太阴为病,脉弱,其人续自便利,设当行大黄、芍药者,宜减之,以其人胃气弱易动故也。原注:下利者,先煎芍药三沸。成 本无“下利”云云九字注文。
程应旄云:前条之行大黄、芍药者,以其病为太阳误下之病,自有浮脉验之,非太阴为病也,若太阴自家为病,则脉不浮而弱矣,纵有腹满大实痛等证,其来路自是不同。中气虚寒,必无阳结之虑,目前虽不便利,续自便利,只好静以俟之,大黄、芍药之宜行者减之,况其不宜行者乎?诚恐胃阳伤动,则洞泄不止,而心下痞硬之证成,虽复从事于温,所失良多矣。胃气弱,对脉弱言;易动,对续自便利言。太阴者,至阴也,全凭胃气鼓动,为之生化,胃阳不衰,脾阴自无邪入,故从太阴为病,指出胃气弱来。
张锡驹:曰便利,其非大实痛可知也;曰设当行,其不当行可知也。总之伤寒无分六经,一切皆以胃气为本。

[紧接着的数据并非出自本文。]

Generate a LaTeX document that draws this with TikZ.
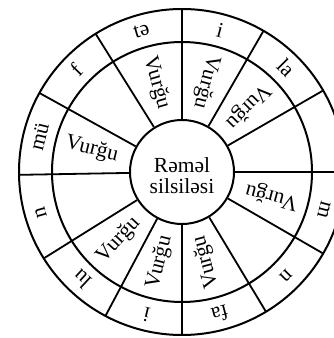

《张志聪·伤寒宗印》:按,本经凡下后,皆去芍药,为苦泄也。
丹波元简云:按,锡驹:续者,大便陆续而利出也。汪氏云:大便必接续自利而通,盖续者,谓虽今不便利,而续必便利之义,非自利陆续频并之谓。程注为得。
铁樵按:太阴指腹言,故开卷第一节即言“太阴之为病,腹满”。所谓腹,其部位以脐为主,脐以下是少阴部位。又所谓腹,并非指腹膜,乃该肠胃而言。古人皆云太阴指脾,若泥定一脾字,便生出无数疑团。说来好听,终竟不能明了,而临床时不免有模糊影响之弊矣。须知阳明与太阴,只辨一个寒热虚实,虚者从太阴治,实者从阳明治,热者从阳明治,寒者从太阴治。故二八二节“自利不渴者属太阴,脏寒当温,宜四逆”,二八四节“大实痛者加大黄”最是显明。故喜多村谓“实则阳明,虚则太阴,自利者肠寒而利也”。《阳明篇》之燥矢,肠热而燥也,《阳明篇》定义为胃家实,固是指胃,《太阴篇》第一语即曰腹满而吐,吐亦指胃也,故知阳明与太阴病位悉同,并无分别,所当辨者,寒热虚实而已。注家释二八二节必定要说“其人平素脾阳不足”,释二八四节必定要说“热邪因误下传入太阴,然太阴之邪已归阳明而入于腑”云云,皆是凭空添无数缴绕,不可为训。现在西人谓伤寒是肠炎,亦可以为佐证。西法无所谓寒热,矢燥、谵语之阳明证是肠炎,腹满、自利之太阴证亦是肠炎,以彼从病灶定名故云尔也。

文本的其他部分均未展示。